> BRIEF
Write out every line of the material as it stands, apart from the pictures.

--- start DATA EXCERPT ---

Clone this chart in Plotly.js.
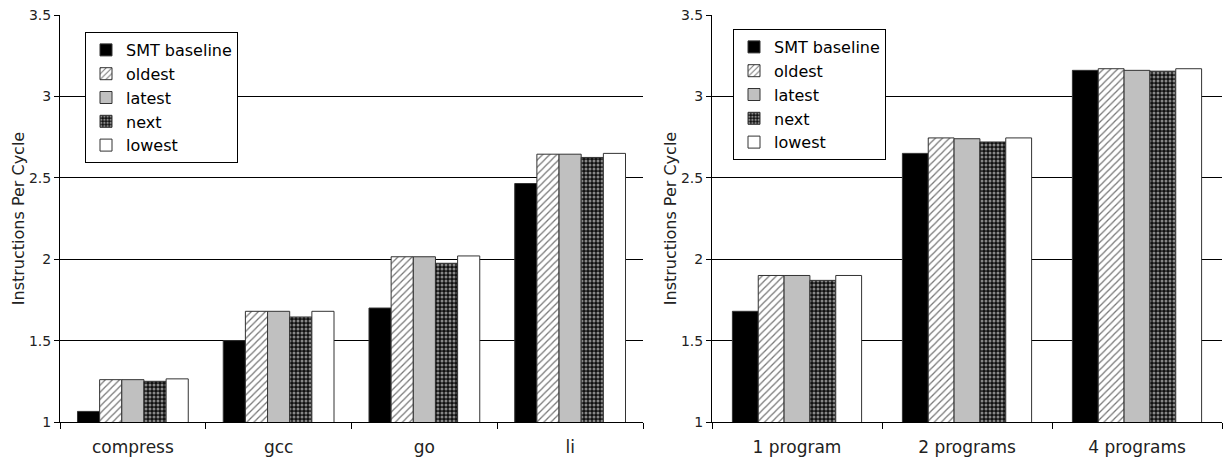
<!DOCTYPE html>
<html>
<head>
<meta charset="utf-8">
<script src="https://cdn.plot.ly/plotly-3.0.1.min.js"></script>
<style>html,body{margin:0;padding:0;background:#fff;}#chart{width:1225px;height:466px;}</style>
</head>
<body>
<div id="chart"></div>
<script>
const seriesNames = ["SMT baseline", "oldest", "latest", "next", "lowest"];

const leftCategories = ["compress", "gcc", "go", "li"];
const leftBaseline = [1.065, 1.50, 1.70, 2.465];
const leftOldest   = [1.26, 1.68, 2.015, 2.645];
const leftLatest   = [1.26, 1.68, 2.015, 2.645];
const leftNext     = [1.25, 1.645, 1.975, 2.625];
const leftLowest   = [1.265, 1.68, 2.02, 2.65];

const rightCategories = ["1 program", "2 programs", "4 programs"];
const rightBaseline = [1.68, 2.65, 3.16];
const rightOldest   = [1.90, 2.745, 3.17];
const rightLatest   = [1.90, 2.74, 3.16];
const rightNext     = [1.87, 2.72, 3.155];
const rightLowest   = [1.90, 2.745, 3.17];

const yTickVals = [1, 1.5, 2, 2.5, 3, 3.5];
const yTickText = ["1", "1.5", "2", "2.5", "3", "3.5"];

const FONT = "DejaVu Sans, sans-serif";
const outline = {color: "#333", width: 1};
const styles = [
  {color: "#000000", line: outline},
  {color: "#ffffff", line: outline, pattern: {shape: "/", fgcolor: "#777", bgcolor: "#fff", size: 5, solidity: 0.25}},
  {color: "#c0c0c0", line: outline},
  {color: "#111111", line: outline, pattern: {shape: ".", fgcolor: "#fff", bgcolor: "#111", size: 4, solidity: 0.45, fillmode: "overlay"}},
  {color: "#ffffff", line: outline}
];

const leftData = [leftBaseline, leftOldest, leftLatest, leftNext, leftLowest];
const rightData = [rightBaseline, rightOldest, rightLatest, rightNext, rightLowest];

const traces = [];
leftData.forEach((vals, i) => {
  traces.push({type: "bar", x: leftCategories, y: vals, name: seriesNames[i],
    marker: styles[i], xaxis: "x", yaxis: "y", legend: "legend", hoverinfo: "skip"});
});
rightData.forEach((vals, i) => {
  traces.push({type: "bar", x: rightCategories, y: vals, name: seriesNames[i],
    marker: styles[i], xaxis: "x2", yaxis: "y2", legend: "legend2", hoverinfo: "skip"});
});

const W = 1225, H = 466, T = 15, B = 44;
const PH = H - T - B;
function yAxis(anchor) {
  return {
    anchor: anchor, range: [1, 3.5], tickvals: yTickVals, ticktext: yTickText,
    showgrid: true, gridcolor: "#000", gridwidth: 1,
    showline: true, linecolor: "#000", linewidth: 1,
    ticks: "outside", ticklen: 5, tickcolor: "#000",
    tickfont: {family: FONT, size: 14, color: "#222"},
    zeroline: false, fixedrange: true,
    title: {text: "Instructions Per Cycle", font: {family: FONT, size: 16, color: "#222"}, standoff: 0}
  };
}
function xAxis(domain, anchor) {
  return {
    domain: domain, anchor: anchor, type: "category",
    showline: true, linecolor: "#000", linewidth: 1,
    ticks: "outside", tickson: "boundaries", ticklen: 6, tickcolor: "#000",
    ticklabelstandoff: 10,
    tickfont: {family: FONT, size: 17, color: "#222"},
    showgrid: false, fixedrange: true
  };
}
function legend(x, yPix) {
  return {
    x: x, y: (H - B - yPix) / PH, xanchor: "left", yanchor: "top",
    bgcolor: "#fff", bordercolor: "#000", borderwidth: 1,
    font: {family: FONT, size: 16, color: "#000"},
    itemwidth: 30, tracegroupgap: 0, traceorder: "normal"
  };
}

const layout = {
  width: W, height: H,
  margin: {l: 0, r: 0, t: T, b: B},
  paper_bgcolor: "#fff", plot_bgcolor: "#fff",
  barmode: "group", bargap: 0.24, bargroupgap: 0,
  showlegend: true,
  xaxis: xAxis([60 / W, 643 / W], "y"),
  yaxis: yAxis("x"),
  xaxis2: xAxis([712 / W, 1222 / W], "y2"),
  yaxis2: yAxis("x2"),
  legend: legend(85 / W, 32),
  legend2: legend(733 / W, 29)
};

Plotly.newPlot("chart", traces, layout, {displayModeBar: false, staticPlot: true});
</script>
</body>
</html>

--- end DATA EXCERPT ---

> RESULT OF THE EXERCISE
Clone this chart in Plotly.js.
<!DOCTYPE html>
<html>
<head>
<meta charset="utf-8">
<script src="https://cdn.plot.ly/plotly-3.0.1.min.js"></script>
<style>html,body{margin:0;padding:0;background:#fff;}#chart{width:1225px;height:466px;}</style>
</head>
<body>
<div id="chart"></div>
<script>
const seriesNames = ["SMT baseline", "oldest", "latest", "next", "lowest"];

const leftCategories = ["compress", "gcc", "go", "li"];
const leftBaseline = [1.065, 1.50, 1.70, 2.465];
const leftOldest   = [1.26, 1.68, 2.015, 2.645];
const leftLatest   = [1.26, 1.68, 2.015, 2.645];
const leftNext     = [1.25, 1.645, 1.975, 2.625];
const leftLowest   = [1.265, 1.68, 2.02, 2.65];

const rightCategories = ["1 program", "2 programs", "4 programs"];
const rightBaseline = [1.68, 2.65, 3.16];
const rightOldest   = [1.90, 2.745, 3.17];
const rightLatest   = [1.90, 2.74, 3.16];
const rightNext     = [1.87, 2.72, 3.155];
const rightLowest   = [1.90, 2.745, 3.17];

const yTickVals = [1, 1.5, 2, 2.5, 3, 3.5];
const yTickText = ["1", "1.5", "2", "2.5", "3", "3.5"];

const FONT = "DejaVu Sans, sans-serif";
const outline = {color: "#333", width: 1};
const styles = [
  {color: "#000000", line: outline},
  {color: "#ffffff", line: outline, pattern: {shape: "/", fgcolor: "#777", bgcolor: "#fff", size: 5, solidity: 0.25}},
  {color: "#c0c0c0", line: outline},
  {color: "#111111", line: outline, pattern: {shape: ".", fgcolor: "#fff", bgcolor: "#111", size: 4, solidity: 0.45, fillmode: "overlay"}},
  {color: "#ffffff", line: outline}
];

const leftData = [leftBaseline, leftOldest, leftLatest, leftNext, leftLowest];
const rightData = [rightBaseline, rightOldest, rightLatest, rightNext, rightLowest];

const traces = [];
leftData.forEach((vals, i) => {
  traces.push({type: "bar", x: leftCategories, y: vals, name: seriesNames[i],
    marker: styles[i], xaxis: "x", yaxis: "y", legend: "legend", hoverinfo: "skip"});
});
rightData.forEach((vals, i) => {
  traces.push({type: "bar", x: rightCategories, y: vals, name: seriesNames[i],
    marker: styles[i], xaxis: "x2", yaxis: "y2", legend: "legend2", hoverinfo: "skip"});
});

const W = 1225, H = 466, T = 15, B = 44;
const PH = H - T - B;
function yAxis(anchor) {
  return {
    anchor: anchor, range: [1, 3.5], tickvals: yTickVals, ticktext: yTickText,
    showgrid: true, gridcolor: "#000", gridwidth: 1,
    showline: true, linecolor: "#000", linewidth: 1,
    ticks: "outside", ticklen: 5, tickcolor: "#000",
    tickfont: {family: FONT, size: 14, color: "#222"},
    zeroline: false, fixedrange: true,
    title: {text: "Instructions Per Cycle", font: {family: FONT, size: 16, color: "#222"}, standoff: 0}
  };
}
function xAxis(domain, anchor) {
  return {
    domain: domain, anchor: anchor, type: "category",
    showline: true, linecolor: "#000", linewidth: 1,
    ticks: "outside", tickson: "boundaries", ticklen: 6, tickcolor: "#000",
    ticklabelstandoff: 10,
    tickfont: {family: FONT, size: 17, color: "#222"},
    showgrid: false, fixedrange: true
  };
}
function legend(x, yPix) {
  return {
    x: x, y: (H - B - yPix) / PH, xanchor: "left", yanchor: "top",
    bgcolor: "#fff", bordercolor: "#000", borderwidth: 1,
    font: {family: FONT, size: 16, color: "#000"},
    itemwidth: 30, tracegroupgap: 0, traceorder: "normal"
  };
}

const layout = {
  width: W, height: H,
  margin: {l: 0, r: 0, t: T, b: B},
  paper_bgcolor: "#fff", plot_bgcolor: "#fff",
  barmode: "group", bargap: 0.24, bargroupgap: 0,
  showlegend: true,
  xaxis: xAxis([60 / W, 643 / W], "y"),
  yaxis: yAxis("x"),
  xaxis2: xAxis([712 / W, 1222 / W], "y2"),
  yaxis2: yAxis("x2"),
  legend: legend(85 / W, 32),
  legend2: legend(733 / W, 29)
};

Plotly.newPlot("chart", traces, layout, {displayModeBar: false, staticPlot: true});
</script>
</body>
</html>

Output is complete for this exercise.